Your task>
Extract everything from the first line through the line with "(0,0) rectangle (1102,1105);", both ends included, except for any pictures.

>> Begin

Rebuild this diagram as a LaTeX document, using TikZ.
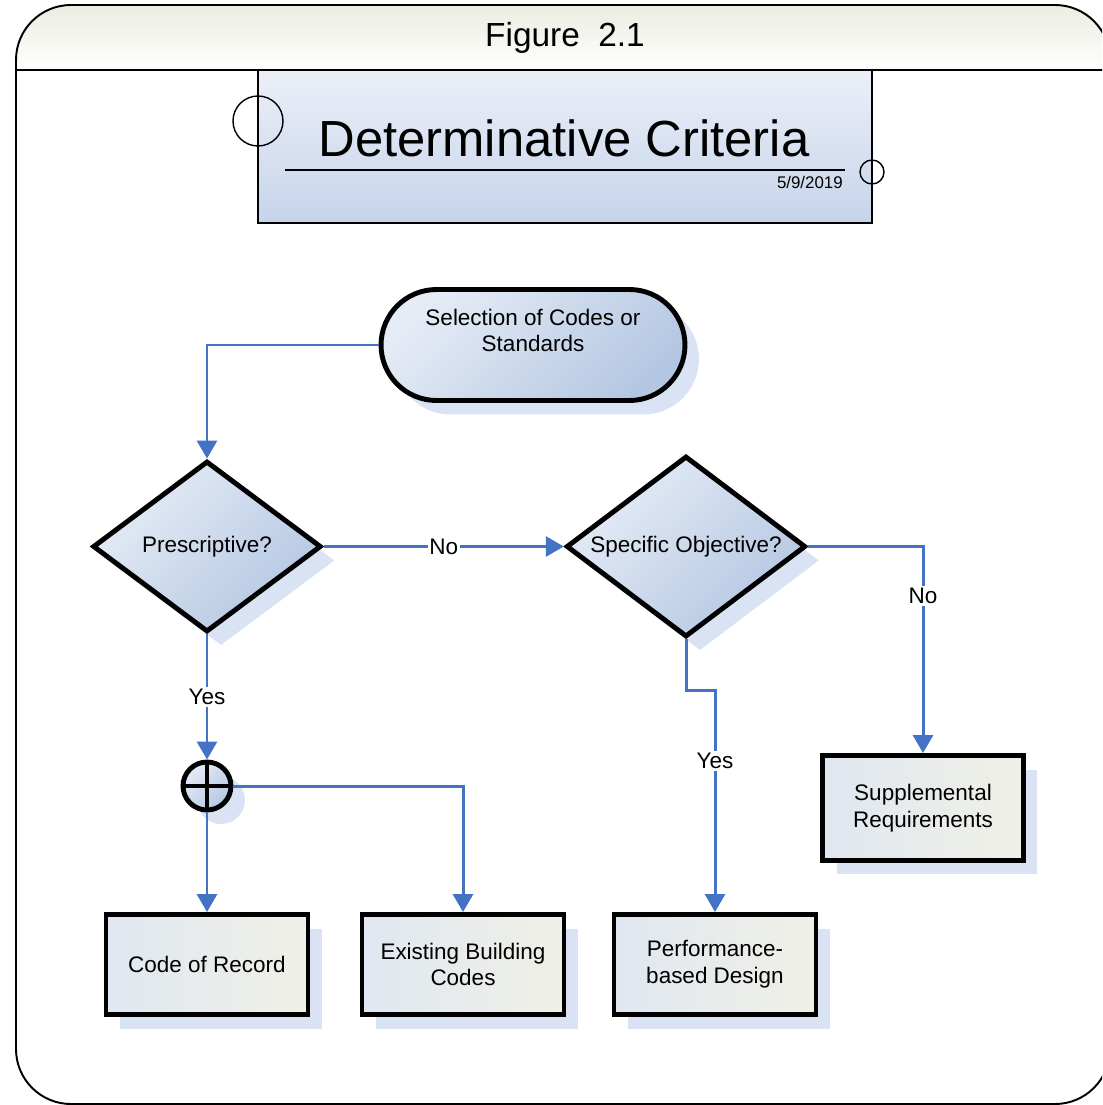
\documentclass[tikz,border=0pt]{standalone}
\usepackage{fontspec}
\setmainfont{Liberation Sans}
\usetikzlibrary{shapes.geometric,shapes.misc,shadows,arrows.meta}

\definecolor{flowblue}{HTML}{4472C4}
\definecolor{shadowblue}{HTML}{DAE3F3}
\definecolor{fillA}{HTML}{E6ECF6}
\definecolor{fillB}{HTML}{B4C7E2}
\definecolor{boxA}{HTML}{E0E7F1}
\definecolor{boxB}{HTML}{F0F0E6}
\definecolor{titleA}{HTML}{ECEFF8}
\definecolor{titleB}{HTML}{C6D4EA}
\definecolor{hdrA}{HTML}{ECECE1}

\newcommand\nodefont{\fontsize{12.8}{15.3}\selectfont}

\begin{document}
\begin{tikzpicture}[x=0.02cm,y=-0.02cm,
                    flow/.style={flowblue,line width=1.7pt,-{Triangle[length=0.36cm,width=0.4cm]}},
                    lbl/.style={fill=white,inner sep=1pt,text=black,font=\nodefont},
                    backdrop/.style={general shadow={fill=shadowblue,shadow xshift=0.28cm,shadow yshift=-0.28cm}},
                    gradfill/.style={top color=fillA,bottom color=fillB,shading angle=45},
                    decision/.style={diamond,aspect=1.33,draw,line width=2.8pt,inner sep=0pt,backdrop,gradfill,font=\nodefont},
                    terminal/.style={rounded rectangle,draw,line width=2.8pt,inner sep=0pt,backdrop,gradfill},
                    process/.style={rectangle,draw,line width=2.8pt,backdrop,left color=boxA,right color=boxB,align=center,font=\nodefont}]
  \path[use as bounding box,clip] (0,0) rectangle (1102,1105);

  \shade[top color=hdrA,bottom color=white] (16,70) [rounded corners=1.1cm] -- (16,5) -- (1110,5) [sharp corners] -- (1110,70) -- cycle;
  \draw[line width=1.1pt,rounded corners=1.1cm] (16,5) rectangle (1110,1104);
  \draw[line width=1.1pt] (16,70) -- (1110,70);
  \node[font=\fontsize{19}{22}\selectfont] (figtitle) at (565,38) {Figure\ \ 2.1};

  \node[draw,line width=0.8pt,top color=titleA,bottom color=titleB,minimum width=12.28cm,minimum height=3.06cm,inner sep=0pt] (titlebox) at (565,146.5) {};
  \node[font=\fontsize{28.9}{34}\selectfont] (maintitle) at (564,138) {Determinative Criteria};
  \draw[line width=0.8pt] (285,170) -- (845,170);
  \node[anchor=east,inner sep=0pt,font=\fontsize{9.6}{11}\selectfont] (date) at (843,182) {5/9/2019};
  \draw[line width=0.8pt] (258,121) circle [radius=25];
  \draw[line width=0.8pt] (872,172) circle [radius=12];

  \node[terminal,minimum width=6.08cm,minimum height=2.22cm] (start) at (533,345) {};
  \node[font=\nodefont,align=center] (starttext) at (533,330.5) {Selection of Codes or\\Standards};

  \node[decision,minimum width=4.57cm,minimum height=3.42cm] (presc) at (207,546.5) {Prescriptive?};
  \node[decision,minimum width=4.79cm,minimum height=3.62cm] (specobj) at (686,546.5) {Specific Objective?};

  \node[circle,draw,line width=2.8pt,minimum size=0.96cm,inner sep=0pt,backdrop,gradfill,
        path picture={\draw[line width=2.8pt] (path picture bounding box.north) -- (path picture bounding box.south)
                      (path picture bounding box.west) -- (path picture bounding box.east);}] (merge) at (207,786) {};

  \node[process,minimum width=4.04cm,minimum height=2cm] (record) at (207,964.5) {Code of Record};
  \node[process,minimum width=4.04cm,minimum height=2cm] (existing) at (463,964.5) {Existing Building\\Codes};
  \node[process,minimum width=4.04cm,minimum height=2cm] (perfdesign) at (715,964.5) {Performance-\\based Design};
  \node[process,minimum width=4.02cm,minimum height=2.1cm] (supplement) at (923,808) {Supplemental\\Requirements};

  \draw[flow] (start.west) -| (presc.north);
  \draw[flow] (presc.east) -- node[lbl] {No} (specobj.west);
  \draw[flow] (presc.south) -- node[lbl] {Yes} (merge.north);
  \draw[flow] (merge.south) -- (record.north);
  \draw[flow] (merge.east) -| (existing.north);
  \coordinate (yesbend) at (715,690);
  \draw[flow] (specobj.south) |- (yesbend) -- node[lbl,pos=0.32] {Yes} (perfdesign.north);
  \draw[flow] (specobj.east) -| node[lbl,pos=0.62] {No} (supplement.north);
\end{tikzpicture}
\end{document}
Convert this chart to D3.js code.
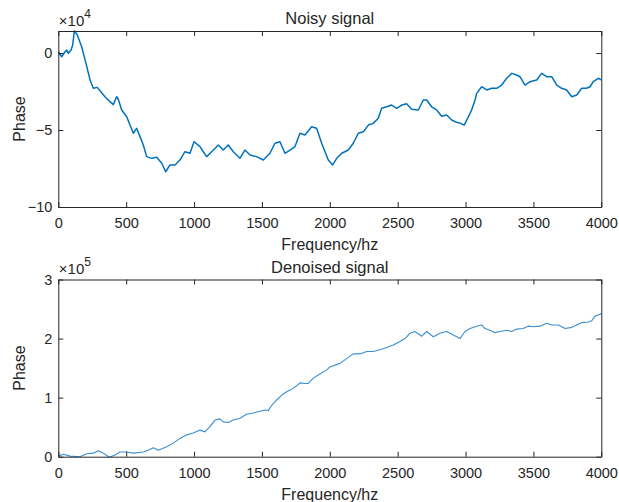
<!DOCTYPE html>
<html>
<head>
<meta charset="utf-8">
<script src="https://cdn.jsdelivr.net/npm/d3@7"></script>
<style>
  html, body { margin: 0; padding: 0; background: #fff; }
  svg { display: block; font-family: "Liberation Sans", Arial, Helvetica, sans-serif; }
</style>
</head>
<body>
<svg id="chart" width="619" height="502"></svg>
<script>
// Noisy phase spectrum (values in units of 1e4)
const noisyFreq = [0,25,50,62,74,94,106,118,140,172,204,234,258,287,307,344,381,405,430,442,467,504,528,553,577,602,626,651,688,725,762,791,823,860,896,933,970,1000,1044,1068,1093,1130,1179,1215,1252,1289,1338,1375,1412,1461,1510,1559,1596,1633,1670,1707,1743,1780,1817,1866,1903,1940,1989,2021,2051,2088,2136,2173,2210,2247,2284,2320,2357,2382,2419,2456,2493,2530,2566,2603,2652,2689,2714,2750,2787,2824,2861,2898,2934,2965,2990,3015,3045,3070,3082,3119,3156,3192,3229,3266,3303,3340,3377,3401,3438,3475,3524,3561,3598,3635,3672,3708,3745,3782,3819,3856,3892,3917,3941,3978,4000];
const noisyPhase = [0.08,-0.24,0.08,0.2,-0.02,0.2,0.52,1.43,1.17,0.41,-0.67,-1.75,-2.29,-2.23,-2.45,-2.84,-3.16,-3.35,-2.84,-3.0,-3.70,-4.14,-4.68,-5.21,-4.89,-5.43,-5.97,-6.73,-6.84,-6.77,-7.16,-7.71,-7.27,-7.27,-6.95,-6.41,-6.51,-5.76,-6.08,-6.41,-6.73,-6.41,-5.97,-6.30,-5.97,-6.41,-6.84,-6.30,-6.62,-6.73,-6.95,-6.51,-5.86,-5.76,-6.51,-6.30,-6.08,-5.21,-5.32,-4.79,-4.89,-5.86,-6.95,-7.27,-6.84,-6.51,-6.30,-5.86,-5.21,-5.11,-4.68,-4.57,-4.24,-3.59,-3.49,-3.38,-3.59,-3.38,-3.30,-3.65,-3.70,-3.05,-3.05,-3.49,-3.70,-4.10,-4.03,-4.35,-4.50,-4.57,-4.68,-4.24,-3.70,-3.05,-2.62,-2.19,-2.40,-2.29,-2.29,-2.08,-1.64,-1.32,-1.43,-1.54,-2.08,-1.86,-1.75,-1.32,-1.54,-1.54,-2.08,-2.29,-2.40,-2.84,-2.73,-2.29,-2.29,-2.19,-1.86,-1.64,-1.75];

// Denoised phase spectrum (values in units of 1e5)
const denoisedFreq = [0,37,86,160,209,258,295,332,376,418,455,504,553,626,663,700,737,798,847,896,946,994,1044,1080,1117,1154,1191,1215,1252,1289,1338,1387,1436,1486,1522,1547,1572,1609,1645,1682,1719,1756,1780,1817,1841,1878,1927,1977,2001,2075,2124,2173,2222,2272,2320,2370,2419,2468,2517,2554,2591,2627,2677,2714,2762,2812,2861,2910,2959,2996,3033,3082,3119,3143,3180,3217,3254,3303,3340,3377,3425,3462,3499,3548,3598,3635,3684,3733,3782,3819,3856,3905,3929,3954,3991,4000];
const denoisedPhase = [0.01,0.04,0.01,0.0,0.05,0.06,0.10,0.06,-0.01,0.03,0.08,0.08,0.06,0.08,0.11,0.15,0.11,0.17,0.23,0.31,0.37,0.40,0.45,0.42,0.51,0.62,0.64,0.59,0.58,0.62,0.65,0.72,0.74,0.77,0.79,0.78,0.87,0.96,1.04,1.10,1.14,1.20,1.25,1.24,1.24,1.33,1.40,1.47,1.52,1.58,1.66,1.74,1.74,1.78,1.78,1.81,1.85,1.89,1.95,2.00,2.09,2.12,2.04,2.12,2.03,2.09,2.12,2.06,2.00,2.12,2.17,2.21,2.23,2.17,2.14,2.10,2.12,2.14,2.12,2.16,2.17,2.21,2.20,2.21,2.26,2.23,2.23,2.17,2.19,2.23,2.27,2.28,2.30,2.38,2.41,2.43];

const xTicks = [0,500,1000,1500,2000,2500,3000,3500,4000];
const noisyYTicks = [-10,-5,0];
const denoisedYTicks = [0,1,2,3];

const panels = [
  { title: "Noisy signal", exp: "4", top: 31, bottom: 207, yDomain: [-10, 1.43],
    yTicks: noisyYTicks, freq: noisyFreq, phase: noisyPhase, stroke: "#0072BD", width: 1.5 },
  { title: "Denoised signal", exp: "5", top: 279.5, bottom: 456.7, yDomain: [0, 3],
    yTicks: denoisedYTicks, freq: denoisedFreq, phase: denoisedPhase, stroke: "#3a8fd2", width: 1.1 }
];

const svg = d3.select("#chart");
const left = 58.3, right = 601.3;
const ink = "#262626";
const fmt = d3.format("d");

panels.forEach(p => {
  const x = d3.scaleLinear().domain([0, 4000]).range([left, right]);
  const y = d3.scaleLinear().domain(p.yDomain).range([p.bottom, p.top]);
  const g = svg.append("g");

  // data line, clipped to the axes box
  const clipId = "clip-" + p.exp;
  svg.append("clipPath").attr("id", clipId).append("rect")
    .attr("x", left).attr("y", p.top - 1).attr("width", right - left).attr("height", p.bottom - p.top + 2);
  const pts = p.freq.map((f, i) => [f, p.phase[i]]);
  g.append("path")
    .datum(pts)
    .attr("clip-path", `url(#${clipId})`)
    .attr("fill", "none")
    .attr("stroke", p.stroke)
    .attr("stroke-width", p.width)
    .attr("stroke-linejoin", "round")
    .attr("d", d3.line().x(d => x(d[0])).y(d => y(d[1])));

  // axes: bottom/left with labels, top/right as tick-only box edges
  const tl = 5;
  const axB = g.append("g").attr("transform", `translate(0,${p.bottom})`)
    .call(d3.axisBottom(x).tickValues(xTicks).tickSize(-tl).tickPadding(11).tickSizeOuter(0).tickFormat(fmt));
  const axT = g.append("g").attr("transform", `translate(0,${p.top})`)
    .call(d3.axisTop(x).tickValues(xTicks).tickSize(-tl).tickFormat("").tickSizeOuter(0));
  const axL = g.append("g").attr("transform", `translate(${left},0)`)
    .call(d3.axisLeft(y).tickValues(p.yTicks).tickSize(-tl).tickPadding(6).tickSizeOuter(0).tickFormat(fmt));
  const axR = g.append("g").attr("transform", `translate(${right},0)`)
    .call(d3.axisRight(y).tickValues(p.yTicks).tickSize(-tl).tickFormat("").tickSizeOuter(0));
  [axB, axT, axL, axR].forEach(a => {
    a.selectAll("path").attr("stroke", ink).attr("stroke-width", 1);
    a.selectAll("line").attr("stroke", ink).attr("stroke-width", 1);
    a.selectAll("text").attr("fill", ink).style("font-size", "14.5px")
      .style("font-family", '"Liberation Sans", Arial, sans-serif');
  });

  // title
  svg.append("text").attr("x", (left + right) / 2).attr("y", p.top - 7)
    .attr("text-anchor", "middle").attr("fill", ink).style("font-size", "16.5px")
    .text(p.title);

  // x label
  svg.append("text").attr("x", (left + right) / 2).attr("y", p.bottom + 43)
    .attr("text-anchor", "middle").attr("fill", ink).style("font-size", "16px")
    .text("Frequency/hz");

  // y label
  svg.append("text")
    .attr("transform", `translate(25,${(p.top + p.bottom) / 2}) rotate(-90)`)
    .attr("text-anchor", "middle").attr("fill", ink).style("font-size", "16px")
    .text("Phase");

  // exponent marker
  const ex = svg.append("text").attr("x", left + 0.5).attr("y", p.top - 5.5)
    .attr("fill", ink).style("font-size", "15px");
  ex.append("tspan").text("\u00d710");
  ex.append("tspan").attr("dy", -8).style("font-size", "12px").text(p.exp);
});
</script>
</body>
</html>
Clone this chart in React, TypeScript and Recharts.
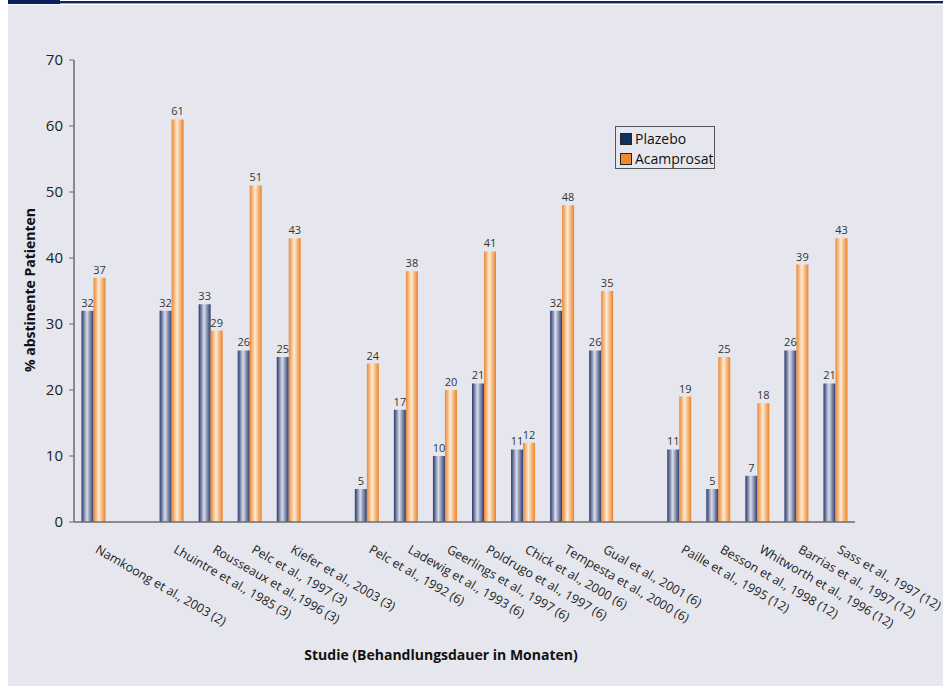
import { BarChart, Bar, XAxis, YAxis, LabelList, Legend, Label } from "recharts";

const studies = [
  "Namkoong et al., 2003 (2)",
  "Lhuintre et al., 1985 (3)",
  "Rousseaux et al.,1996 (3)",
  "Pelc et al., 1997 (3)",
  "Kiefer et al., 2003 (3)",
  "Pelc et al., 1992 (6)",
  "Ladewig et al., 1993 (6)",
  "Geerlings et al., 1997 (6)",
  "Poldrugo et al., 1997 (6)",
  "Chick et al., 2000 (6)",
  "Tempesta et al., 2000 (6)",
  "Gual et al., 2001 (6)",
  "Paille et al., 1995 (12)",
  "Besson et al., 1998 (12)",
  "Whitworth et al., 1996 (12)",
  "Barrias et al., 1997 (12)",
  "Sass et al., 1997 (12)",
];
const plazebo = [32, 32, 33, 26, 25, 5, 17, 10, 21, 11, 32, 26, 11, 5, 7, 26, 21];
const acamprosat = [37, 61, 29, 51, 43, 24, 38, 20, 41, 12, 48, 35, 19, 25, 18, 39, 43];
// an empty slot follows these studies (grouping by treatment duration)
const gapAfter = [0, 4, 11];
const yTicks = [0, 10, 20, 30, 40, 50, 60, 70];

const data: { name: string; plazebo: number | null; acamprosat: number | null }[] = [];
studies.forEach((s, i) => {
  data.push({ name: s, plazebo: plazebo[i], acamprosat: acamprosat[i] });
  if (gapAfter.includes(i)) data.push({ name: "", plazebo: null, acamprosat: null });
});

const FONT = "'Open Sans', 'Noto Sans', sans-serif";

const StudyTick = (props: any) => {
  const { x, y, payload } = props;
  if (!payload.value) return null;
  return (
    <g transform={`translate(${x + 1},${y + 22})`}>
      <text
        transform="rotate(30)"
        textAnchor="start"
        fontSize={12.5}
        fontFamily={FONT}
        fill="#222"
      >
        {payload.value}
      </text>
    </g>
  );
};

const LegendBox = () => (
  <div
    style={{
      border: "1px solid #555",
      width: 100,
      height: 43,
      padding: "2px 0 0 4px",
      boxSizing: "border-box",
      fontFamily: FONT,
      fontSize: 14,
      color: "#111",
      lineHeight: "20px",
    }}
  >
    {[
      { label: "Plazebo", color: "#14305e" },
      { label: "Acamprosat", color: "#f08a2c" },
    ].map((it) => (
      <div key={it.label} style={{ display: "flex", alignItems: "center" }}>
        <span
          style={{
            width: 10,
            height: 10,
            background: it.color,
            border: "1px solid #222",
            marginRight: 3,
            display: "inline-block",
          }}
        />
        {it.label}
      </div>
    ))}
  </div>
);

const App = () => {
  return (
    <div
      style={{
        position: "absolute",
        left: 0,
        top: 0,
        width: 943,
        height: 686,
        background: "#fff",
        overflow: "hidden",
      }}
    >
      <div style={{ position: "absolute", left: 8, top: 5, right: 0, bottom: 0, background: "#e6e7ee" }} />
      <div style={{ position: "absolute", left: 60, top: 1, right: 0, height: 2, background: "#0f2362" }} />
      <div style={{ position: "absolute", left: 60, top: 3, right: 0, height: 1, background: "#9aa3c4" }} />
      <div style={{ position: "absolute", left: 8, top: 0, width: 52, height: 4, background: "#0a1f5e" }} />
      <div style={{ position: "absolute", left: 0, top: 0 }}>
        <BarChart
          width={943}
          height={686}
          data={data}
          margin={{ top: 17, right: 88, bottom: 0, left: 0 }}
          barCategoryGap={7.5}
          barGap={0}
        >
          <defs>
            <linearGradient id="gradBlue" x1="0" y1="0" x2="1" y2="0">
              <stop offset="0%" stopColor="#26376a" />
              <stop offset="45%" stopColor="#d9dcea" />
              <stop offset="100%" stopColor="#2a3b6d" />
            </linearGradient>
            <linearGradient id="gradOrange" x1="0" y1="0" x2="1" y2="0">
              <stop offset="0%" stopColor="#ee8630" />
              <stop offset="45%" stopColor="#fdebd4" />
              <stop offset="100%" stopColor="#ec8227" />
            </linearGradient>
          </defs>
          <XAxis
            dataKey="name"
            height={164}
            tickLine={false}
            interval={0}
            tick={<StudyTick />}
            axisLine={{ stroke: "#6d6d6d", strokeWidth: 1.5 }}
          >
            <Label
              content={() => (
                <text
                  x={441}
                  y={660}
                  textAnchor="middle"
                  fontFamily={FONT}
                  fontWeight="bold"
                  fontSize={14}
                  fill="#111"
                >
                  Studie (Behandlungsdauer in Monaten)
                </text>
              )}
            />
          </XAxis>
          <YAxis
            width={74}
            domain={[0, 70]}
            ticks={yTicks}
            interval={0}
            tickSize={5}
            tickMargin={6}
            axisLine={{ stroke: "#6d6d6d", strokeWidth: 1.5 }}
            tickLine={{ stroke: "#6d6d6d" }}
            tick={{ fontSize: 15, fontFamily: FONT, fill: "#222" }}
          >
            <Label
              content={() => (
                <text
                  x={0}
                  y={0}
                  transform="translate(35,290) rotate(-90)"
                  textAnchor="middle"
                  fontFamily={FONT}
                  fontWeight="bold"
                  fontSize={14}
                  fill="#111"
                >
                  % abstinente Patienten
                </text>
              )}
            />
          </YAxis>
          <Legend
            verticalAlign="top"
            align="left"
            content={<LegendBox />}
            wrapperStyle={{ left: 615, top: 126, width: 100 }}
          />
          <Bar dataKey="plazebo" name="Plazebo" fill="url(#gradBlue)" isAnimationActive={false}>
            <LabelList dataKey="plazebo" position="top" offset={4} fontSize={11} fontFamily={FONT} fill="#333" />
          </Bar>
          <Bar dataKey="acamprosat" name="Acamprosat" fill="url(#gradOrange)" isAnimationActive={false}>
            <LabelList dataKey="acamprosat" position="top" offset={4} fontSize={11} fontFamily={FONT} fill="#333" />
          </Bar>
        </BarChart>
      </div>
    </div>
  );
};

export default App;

>> End

Output of the exercise>
Rebuild this diagram as a LaTeX document, using TikZ.
\documentclass[tikz,border=0pt]{standalone}
\usepackage{fontspec}
\setmainfont{Liberation Sans}
\usetikzlibrary{shapes.geometric,shapes.misc,shadows,arrows.meta}

\definecolor{flowblue}{HTML}{4472C4}
\definecolor{shadowblue}{HTML}{DAE3F3}
\definecolor{fillA}{HTML}{E6ECF6}
\definecolor{fillB}{HTML}{B4C7E2}
\definecolor{boxA}{HTML}{E0E7F1}
\definecolor{boxB}{HTML}{F0F0E6}
\definecolor{titleA}{HTML}{ECEFF8}
\definecolor{titleB}{HTML}{C6D4EA}
\definecolor{hdrA}{HTML}{ECECE1}

\newcommand\nodefont{\fontsize{12.8}{15.3}\selectfont}

\begin{document}
\begin{tikzpicture}[x=0.02cm,y=-0.02cm,
                    flow/.style={flowblue,line width=1.7pt,-{Triangle[length=0.36cm,width=0.4cm]}},
                    lbl/.style={fill=white,inner sep=1pt,text=black,font=\nodefont},
                    backdrop/.style={general shadow={fill=shadowblue,shadow xshift=0.28cm,shadow yshift=-0.28cm}},
                    gradfill/.style={top color=fillA,bottom color=fillB,shading angle=45},
                    decision/.style={diamond,aspect=1.33,draw,line width=2.8pt,inner sep=0pt,backdrop,gradfill,font=\nodefont},
                    terminal/.style={rounded rectangle,draw,line width=2.8pt,inner sep=0pt,backdrop,gradfill},
                    process/.style={rectangle,draw,line width=2.8pt,backdrop,left color=boxA,right color=boxB,align=center,font=\nodefont}]
  \path[use as bounding box,clip] (0,0) rectangle (1102,1105);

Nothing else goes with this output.